EU open to later debt repayment, not forgiveness
Europe showed a willingness on Monday to give Athens more time to pay its debts, but little sign that it would yield to a new Greek government’s demands for debt forgiveness.
European Union leaders and policymakers responded to Greek anti-bailout party Syriza’s election victory on Sunday with warnings that a debt reduction for Greece would be against eurozone rules and would send the wrong message to other bailed-out members of the single currency, including Cyprus.
Before any talks on more time for Greece to repay its debts can start, Athens must get an extension of its existing bailout to give itself time for negotiations on future economic policy and on longer loan maturity with international lenders.

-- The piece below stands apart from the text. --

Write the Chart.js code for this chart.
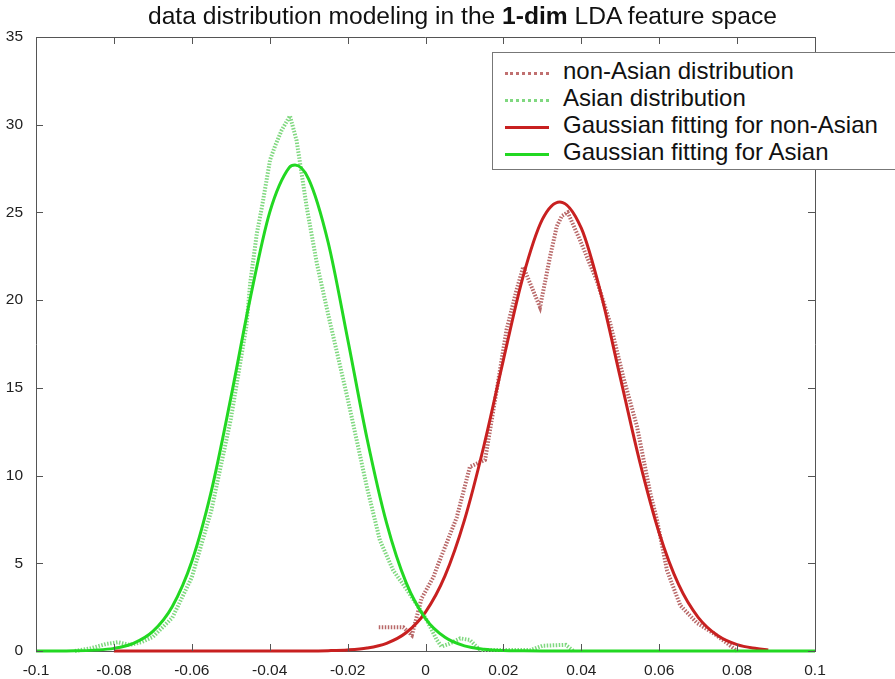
<!DOCTYPE html>
<html>
<head>
<meta charset="utf-8">
<script src="https://cdn.jsdelivr.net/npm/chart.js@4.4.1/dist/chart.umd.min.js"></script>
<style>
  html, body { margin: 0; padding: 0; background: #fff; }
  #wrap { position: relative; width: 895px; height: 679px; overflow: hidden; font-family: "Liberation Sans", Arial, sans-serif; }
  #chart { position: absolute; left: 0; top: 0; }
  #title { position: absolute; left: 148px; top: 2px; font-size: 24.6px; color: #111; white-space: nowrap; }
  #legend { position: absolute; left: 492px; top: 52px; width: 420px; height: 118px; background: #fff; border: 1px solid #777; box-sizing: border-box; }
  .row { position: absolute; left: 0; height: 27px; font-size: 24px; color: #111; white-space: nowrap; }
  .row span.s { position: absolute; left: 12px; top: 15px; width: 44px; height: 0; }
  .row span.t { position: absolute; left: 70px; top: 0px; line-height: 27px; }
</style>
</head>
<body>
<div id="wrap">
  <canvas id="chart" width="895" height="679"></canvas>
  <div id="title">data distribution modeling in the <b>1-dim</b> LDA feature space</div>
  <div id="legend">
    <div class="row" style="top:4px"><span class="s" style="border-top:3px dotted #c07070"></span><span class="t">non-Asian distribution</span></div>
    <div class="row" style="top:31px"><span class="s" style="border-top:3px dotted #80d880"></span><span class="t">Asian distribution</span></div>
    <div class="row" style="top:58px"><span class="s" style="border-top:3px solid #c82020"></span><span class="t">Gaussian fitting for non-Asian</span></div>
    <div class="row" style="top:85px"><span class="s" style="border-top:3px solid #22d822"></span><span class="t">Gaussian fitting for Asian</span></div>
  </div>
</div>
<script>
// values
const asianFitX = [-0.1, -0.095, -0.09, -0.085, -0.08, -0.075, -0.07, -0.065, -0.06, -0.055, -0.05, -0.045, -0.04, -0.035, -0.0335, -0.03, -0.025, -0.02, -0.015, -0.01, -0.005, 0, 0.005, 0.01, 0.015, 0.02, 0.025, 0.03, 0.1];
const asianFitY = [0, 0, 0.01, 0.05, 0.15, 0.44, 1.12, 2.54, 5.1, 9.1, 14.4, 20.1, 25.0, 27.55, 27.7, 26.9, 23.3, 17.8, 12.1, 7.3, 3.91, 1.85, 0.78, 0.29, 0.1, 0.03, 0.01, 0, 0];

const nonAsianFitX = [-0.08, -0.03, -0.025, -0.02, -0.015, -0.01, -0.005, 0, 0.005, 0.01, 0.015, 0.02, 0.025, 0.03, 0.0345, 0.04, 0.045, 0.05, 0.055, 0.06, 0.065, 0.07, 0.075, 0.08, 0.085, 0.088];
const nonAsianFitY = [0, 0.005, 0.02, 0.06, 0.17, 0.44, 1.04, 2.22, 4.28, 7.46, 11.7, 16.6, 21.3, 24.6, 25.6, 24.1, 20.4, 15.6, 10.8, 6.73, 3.78, 1.92, 0.88, 0.36, 0.14, 0.06];

const asianDistX = [-0.09, -0.086, -0.082, -0.079, -0.076, -0.073, -0.07, -0.065, -0.06, -0.055, -0.05, -0.046, -0.045, -0.0433, -0.042, -0.0399, -0.0386, -0.0369, -0.0348, -0.0331, -0.0322, -0.0305, -0.0279, -0.025, -0.02, -0.015, -0.0117, -0.0083, -0.0048, -0.0018, 0.0003, 0.0029, 0.0041, 0.006, 0.0089, 0.0114, 0.014, 0.027, 0.03, 0.036, 0.038];
const asianDistY = [0, 0.15, 0.4, 0.5, 0.35, 0.5, 0.8, 1.9, 4.2, 8.0, 13.2, 18.5, 21.0, 23.8, 25.3, 28.0, 28.8, 29.7, 30.5, 29.1, 27.8, 25.3, 22.1, 19.2, 14.4, 9.3, 6.3, 4.6, 3.5, 2.5, 1.77, 0.63, 0.25, 0.4, 0.72, 0.63, 0.05, 0.05, 0.3, 0.35, 0];

const nonAsianDistX = [-0.012, -0.0057, -0.0035, -0.001, 0.002, 0.003, 0.008, 0.0114, 0.0153, 0.0183, 0.0208, 0.0234, 0.0251, 0.0294, 0.032, 0.0337, 0.035, 0.0365, 0.0397, 0.044, 0.0474, 0.0508, 0.0543, 0.0577, 0.0594, 0.062, 0.0654, 0.0697, 0.074, 0.0774, 0.08];
const nonAsianDistY = [1.35, 1.35, 0.9, 3.0, 4.2, 4.8, 7.6, 10.5, 10.9, 14.9, 18.3, 20.6, 21.9, 19.6, 22.5, 24.2, 24.8, 25.0, 23.4, 21.1, 18.7, 15.6, 12.8, 9.0, 7.5, 4.6, 2.6, 1.6, 1.0, 0.45, 0];

const xTicks = [-0.1, -0.08, -0.06, -0.04, -0.02, 0, 0.02, 0.04, 0.06, 0.08, 0.1];
const yTicks = [0, 5, 10, 15, 20, 25, 30, 35];

const pts = (xs, ys) => xs.map((x, i) => ({ x: x, y: ys[i] }));

// MATLAB-style box with inward ticks
const boxTicks = {
  id: 'boxTicks',
  afterDraw(chart) {
    const { ctx, chartArea: a, scales } = chart;
    ctx.save();
    ctx.strokeStyle = '#555';
    ctx.lineWidth = 1;
    ctx.beginPath();
    ctx.moveTo(a.left, a.top + 0.5);
    ctx.lineTo(a.right + 0.5, a.top + 0.5);
    ctx.lineTo(a.right + 0.5, a.bottom);
    xTicks.forEach(v => {
      const px = Math.round(scales.x.getPixelForValue(v)) + 0.5;
      ctx.moveTo(px, a.bottom); ctx.lineTo(px, a.bottom - 7);
      ctx.moveTo(px, a.top); ctx.lineTo(px, a.top + 7);
    });
    yTicks.forEach(v => {
      const py = Math.round(scales.y.getPixelForValue(v)) + 0.5;
      ctx.moveTo(a.left, py); ctx.lineTo(a.left + 7, py);
      ctx.moveTo(a.right, py); ctx.lineTo(a.right - 7, py);
    });
    ctx.stroke();
    ctx.restore();
  }
};

new Chart(document.getElementById('chart'), {
  type: 'line',
  data: {
    datasets: [
      { label: 'Gaussian fitting for Asian', data: pts(asianFitX, asianFitY), borderColor: '#22d822', borderWidth: 3, cubicInterpolationMode: 'monotone' },
      { label: 'Gaussian fitting for non-Asian', data: pts(nonAsianFitX, nonAsianFitY), borderColor: '#c82020', borderWidth: 3, cubicInterpolationMode: 'monotone' },
      { label: 'Asian distribution', data: pts(asianDistX, asianDistY), borderColor: '#80d880', borderWidth: 4, borderDash: [1.5, 1.5] },
      { label: 'non-Asian distribution', data: pts(nonAsianDistX, nonAsianDistY), borderColor: '#b86868', borderWidth: 4, borderDash: [1.5, 1.5] }
    ]
  },
  plugins: [boxTicks],
  options: {
    responsive: false,
    animation: false,
    clip: false,
    elements: { point: { radius: 0 }, line: { fill: false } },
    layout: { padding: { top: 37, right: 80, left: 0, bottom: 0 } },
    plugins: { legend: { display: false }, tooltip: { enabled: false } },
    scales: {
      x: {
        type: 'linear', min: -0.1, max: 0.1,
        afterFit: s => { s.height = 28; },
        afterBuildTicks: s => { s.ticks = xTicks.map(v => ({ value: v })); },
        grid: { display: false },
        border: { display: true, color: '#555' },
        ticks: { padding: 2, color: '#222', font: { family: 'Liberation Sans', size: 15.5 }, maxRotation: 0,
                 callback: v => String(Number(v.toFixed(2))) }
      },
      y: {
        min: 0, max: 35,
        afterFit: s => { s.width = 36; },
        afterBuildTicks: s => { s.ticks = yTicks.map(v => ({ value: v })); },
        grid: { display: false },
        border: { display: true, color: '#555' },
        ticks: { padding: 5, color: '#222', font: { family: 'Liberation Sans', size: 15.5 } }
      }
    }
  }
});
</script>
</body>
</html>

“My forecast is that an extension of the (Greek bailout) programme will have to happen,” Thomas Wieser, who heads the Euro Working Group that prepares decisions of eurozone finance ministers, told Austrian broadcaster ORF.
Syriza officials have previously said their government’s first priority would be to ask lenders for a few months of time so both sides can discuss their positions from scratch rather than picking up from where the previous government left off.
They resist the idea of extending a bailout programme that they are staunchly opposed to. Tsipras last week dismissed the February 28 deadline when the bailout expires, saying he had until July to negotiate with lenders.
The extension of the bailout is needed because without it Athens will not be eligible for the European Central Bank’s plan of government bond purchases and private investors would not lend to it either.
The chairman of the group of eurozone finance ministers, Jeroen Dijsselbloem, said there was very little support in Europe for writing off Greek debt.
Arriving for the eurogroup meeting on Monday, Dijsselbloem congratulated the winning party, saying: “We stand ready to work with them as we have always worked with previous Greek governments.” He said that extension of the period for repayment of Greece’s debt would be the first thing under discussion between the eurogroup finance ministers and Greece, but added that a formal request for extension must come from Athens before it could be agreed.
Dijsselbloem said that discussion would also centre on the ‘sustainability ‘ of Greece’s debt, though he declined to go into more detail on what that may mean.
European Central Bank board member Benoit Coeure said the ECB would not take part in any debt cut for Greece, but changes to the debt maturities were possible.
Germany’s EU Commissioner, Guenther Oettinger, said a debt restructuring for Greece would send the wrong message to other countries in the eurozone.
“If we cut debt (for Greece), that would give the wrong signal to Portugal or Ireland, Cyprus or Spain,” he told German radio Deutschlandfunk.
The IMF also said Greece treatment for its debt.
“There are internal eurozone rules to be respected,” IMF chief Christine Lagarde told Le Monde daily. “We cannot make special categories for such or such country.”